Debugging compilation errors and warnings
Chickadee is written in C++, a powerful but complicated language that gives students a lot of opportunities to shoot themselves in the foot. Treat all compiler warnings as if they were errors. Doing so will force you to think more deeply about your code, and will often allow you to fix potential bugs early. Another tip is to add new code in small increments, examining each increment for logical correctness before recompiling, and then recompiling to fix any compiler complaints. A very common (and very bad!) coding methodology often used by students is the following:
- drink some coffee and quickly write dozens of lines of new C++ code, without thinking about the overall design goals of the new code;
- do not pause to look at the new code and consider whether it satisfies your design goals or has obvious syntactic errors;
- recompile Chickadee and be confronted by a blizzard of compiler errors and warnings;
- wrestle with the compiler and finally eliminate the compiler errors (but not all the warnings);
- run a test program and discover that the barely-compiling kernel is still riddled with semantic bugs.

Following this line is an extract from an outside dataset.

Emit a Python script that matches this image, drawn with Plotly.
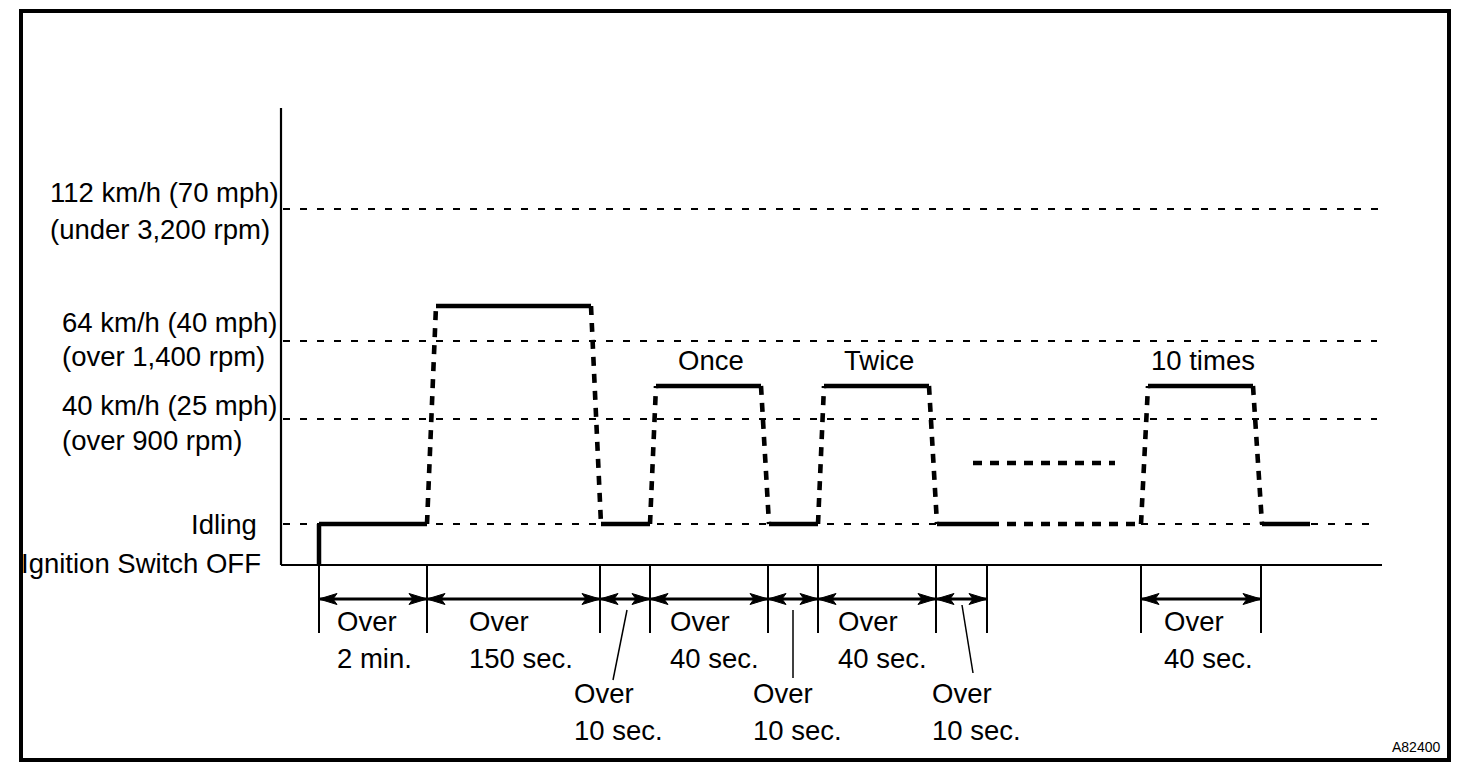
import plotly.graph_objects as go

# ---------------- data (schematic diagram units) ----------------
level_line1 = ["112 km/h (70 mph)", "64 km/h (40 mph)", "40 km/h (25 mph)"]
level_line2 = ["(under 3,200 rpm)", "(over 1,400 rpm)", "(over 900 rpm)"]
level_pos = [209, 341, 419]          # speed level positions
level_guide_end = [1380, 1377, 1377]
idle_pos = 524
off_pos = 565
idle_guide_parts = [(283, 990), (1141, 1372)]

# speed trace vertices (time, level) and style of each segment
path_t = [319, 319, 427, 436, 591, 601, 650, 656, 761, 769, 818, 824, 929, 937, 990, 1141, 1148, 1253, 1262, 1310]
path_v = [565, 524, 524, 306, 306, 524, 524, 386, 386, 524, 524, 386, 386, 524, 524, 524, 386, 386, 524, 524]
seg_style = ["solid", "solid", "dash", "solid", "dash", "solid", "dash", "solid", "dash", "solid",
             "dash", "solid", "dash", "solid", "dash", "dash", "solid", "dash", "solid"]
# "repeat" indicator
repeat_t = [973, 1115]
repeat_v = 463

peak_labels = ["Once", "Twice", "10 times"]
peak_seg = [7, 11, 16]

# duration dimensions
dim_start = [319, 427, 600, 650, 768, 818, 936, 1141]
dim_end = [427, 600, 650, 768, 818, 936, 987, 1261]
dim_text1 = ["Over"] * 8
dim_text2 = ["2 min.", "150 sec.", "10 sec.", "40 sec.", "10 sec.", "40 sec.", "10 sec.", "40 sec."]
dim_label_x = [335, 467, 572, 668, 751, 836, 930, 1162]
dim_row = [0, 0, 1, 0, 1, 0, 1, 0]
leaders = [((627, 610), (613, 680)), ((793, 610), (793, 678)), ((962, 605), (973, 673))]

FONT = "Liberation Sans, Arial, Helvetica, sans-serif"
FS = 27.5
BLACK = "#000000"
PAGE_OFFSET = 8  # default body margin of the html page
DIM_Y = 599
HEAD_L, HEAD_W, HEAD_N = 18, 5.5, 14

fig = go.Figure()


def line(xs, ys, width, dash="solid"):
    fig.add_trace(go.Scatter(x=xs, y=ys, mode="lines",
                             line=dict(color=BLACK, width=width, dash=dash),
                             hoverinfo="skip", showlegend=False))


# guide (dashed) lines
for p, e in zip(level_pos, level_guide_end):
    line([283, e], [p, p], 1.8, "7px,10px")
for a, b in idle_guide_parts:
    line([a, b], [idle_pos, idle_pos], 1.8, "7px,10px")

# axes
line([281, 281], [108, off_pos], 2.2)
line([281, 1382], [off_pos, off_pos], 2.2)

# speed trace
for i, st in enumerate(seg_style):
    xs = [path_t[i], path_t[i + 1]]
    ys = [path_v[i], path_v[i + 1]]
    if st == "solid":
        line(xs, ys, 4.5)
    else:
        line(xs, ys, 4.6, "9px,8px")
line(repeat_t, [repeat_v, repeat_v], 4.6, "9px,8px")

# ticks at dimension boundaries
bounds = sorted(set(dim_start + dim_end))
for b in bounds:
    line([b, b], [off_pos, 633], 2)

# leaders
for (a, b) in leaders:
    line([a[0], b[0]], [a[1], b[1]], 1.5)

# dimension arrows: shaft + filled heads
shapes = [dict(type="rect", xref="x", yref="y", x0=21, x1=1449, y0=11, y1=760,
               line=dict(color=BLACK, width=4))]


def head(tip, direction):
    d = direction
    p = (f"M{tip},{DIM_Y} L{tip + d * HEAD_L},{DIM_Y - HEAD_W} "
         f"L{tip + d * HEAD_N},{DIM_Y} L{tip + d * HEAD_L},{DIM_Y + HEAD_W} Z")
    return dict(type="path", path=p, xref="x", yref="y", fillcolor=BLACK,
                line=dict(color=BLACK, width=1))


for s, e in zip(dim_start, dim_end):
    line([s, e], [DIM_Y, DIM_Y], 2.8)
    shapes.append(head(s, 1))
    shapes.append(head(e, -1))

annotations = []
row_y = [(621, 658), (693, 730)]
for lx, r, t1, t2 in zip(dim_label_x, dim_row, dim_text1, dim_text2):
    for txt, yy in zip((t1, t2), row_y[r]):
        annotations.append(dict(x=lx, y=yy, xref="x", yref="y", text=txt, showarrow=False,
                                xanchor="left", yanchor="middle",
                                font=dict(family=FONT, size=FS, color=BLACK)))

# level labels
level_label_x = [48, 60, 60]
for lx, p, t1, t2, y1, y2 in zip(level_label_x, level_pos, level_line1, level_line2,
                                 [192, 322, 405], [229, 356, 440]):
    annotations.append(dict(x=lx, y=y1, xref="x", yref="y", text=t1, showarrow=False,
                            xanchor="left", yanchor="middle", font=dict(family=FONT, size=FS, color=BLACK)))
    annotations.append(dict(x=lx, y=y2, xref="x", yref="y", text=t2, showarrow=False,
                            xanchor="left", yanchor="middle", font=dict(family=FONT, size=FS, color=BLACK)))

annotations.append(dict(x=259, y=524, xref="x", yref="y", text="Idling", showarrow=False,
                        xanchor="right", yanchor="middle", font=dict(family=FONT, size=FS, color=BLACK)))
annotations.append(dict(x=263, y=563, xref="x", yref="y", text="Ignition Switch OFF", showarrow=False,
                        xanchor="right", yanchor="middle", font=dict(family=FONT, size=FS, color=BLACK)))

for lab, si in zip(peak_labels, peak_seg):
    cx = (path_t[si] + path_t[si + 1]) / 2 + 2
    annotations.append(dict(x=cx, y=360, xref="x", yref="y", text=lab, showarrow=False,
                            xanchor="center", yanchor="middle", font=dict(family=FONT, size=FS, color=BLACK)))

annotations.append(dict(x=1442, y=747, xref="x", yref="y", text="A82400", showarrow=False,
                        xanchor="right", yanchor="middle", font=dict(family=FONT, size=14, color=BLACK)))

fig.update_layout(
    width=1472, height=768,
    margin=dict(l=0, r=0, t=0, b=0),
    paper_bgcolor="white", plot_bgcolor="white",
    xaxis=dict(range=[PAGE_OFFSET, 1472 + PAGE_OFFSET], visible=False, fixedrange=True),
    yaxis=dict(range=[768 + PAGE_OFFSET, PAGE_OFFSET], visible=False, fixedrange=True),
    annotations=annotations,
    shapes=shapes,
)

fig.write_html("out.html")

Don't use this approach! Instead, think about the goals of your new code before you actually write the code. Then, iteratively add a few lines of code, analyze whether the new code is correct using mind power, and recompile, eliminating any compiler errors and warnings that arise. This methodology may seem slow, but it is absolutely guaranteed to save you time and frustration in the long run, particularly if you are new to C++ or to systems-level programming.